┌─ Source excerpt

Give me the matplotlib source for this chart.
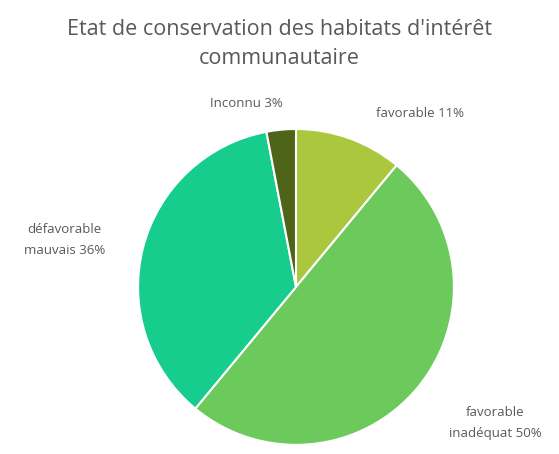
import matplotlib
matplotlib.use("Agg")
import matplotlib.pyplot as plt

# Etat de conservation des habitats d'intérêt communautaire
categories = ["favorable", "favorable\ninadéquat", "défavorable\nmauvais", "Inconnu"]
values = [11, 50, 36, 3]
colors = ["#aac73e", "#6cc95b", "#17cd8d", "#4e6418"]

plt.rcParams['font.family'] = ['Open Sans', 'DejaVu Sans']

fig = plt.figure(figsize=(5.59, 4.54), dpi=100)
fig.patch.set_facecolor("white")

ax = fig.add_axes([0.247, 0.020, 0.565, 0.696])
ax.pie(values, colors=colors, startangle=90, counterclock=False,
       wedgeprops=dict(edgecolor="white", linewidth=1.5))
ax.set_xlim(-1, 1)
ax.set_ylim(-1, 1)
ax.set_aspect("equal")

fig.text(0.5, 0.903, "Etat de conservation des habitats d'intérêt\ncommunautaire",
         ha="center", va="center", fontsize=15.5, color="#595959", linespacing=1.45)

# labels placed next to their slices
label_pos = [(0.752, 0.749), (0.886, 0.068), (0.115, 0.471), (0.44, 0.773)]
for cat, val, (x, y) in zip(categories, values, label_pos):
    fig.text(x, y, f"{cat} {val}%", ha="center", va="center",
             fontsize=9.5, color="#595959", linespacing=1.75)

fig.savefig("out.png", dpi=100)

└─

## Written problem
Repeat the material above verbatim. Leave the pictures behind.

## Task response
Give me the matplotlib source for this chart.
import matplotlib
matplotlib.use("Agg")
import matplotlib.pyplot as plt

# Etat de conservation des habitats d'intérêt communautaire
categories = ["favorable", "favorable\ninadéquat", "défavorable\nmauvais", "Inconnu"]
values = [11, 50, 36, 3]
colors = ["#aac73e", "#6cc95b", "#17cd8d", "#4e6418"]

plt.rcParams['font.family'] = ['Open Sans', 'DejaVu Sans']

fig = plt.figure(figsize=(5.59, 4.54), dpi=100)
fig.patch.set_facecolor("white")

ax = fig.add_axes([0.247, 0.020, 0.565, 0.696])
ax.pie(values, colors=colors, startangle=90, counterclock=False,
       wedgeprops=dict(edgecolor="white", linewidth=1.5))
ax.set_xlim(-1, 1)
ax.set_ylim(-1, 1)
ax.set_aspect("equal")

fig.text(0.5, 0.903, "Etat de conservation des habitats d'intérêt\ncommunautaire",
         ha="center", va="center", fontsize=15.5, color="#595959", linespacing=1.45)

# labels placed next to their slices
label_pos = [(0.752, 0.749), (0.886, 0.068), (0.115, 0.471), (0.44, 0.773)]
for cat, val, (x, y) in zip(categories, values, label_pos):
    fig.text(x, y, f"{cat} {val}%", ha="center", va="center",
             fontsize=9.5, color="#595959", linespacing=1.75)

fig.savefig("out.png", dpi=100)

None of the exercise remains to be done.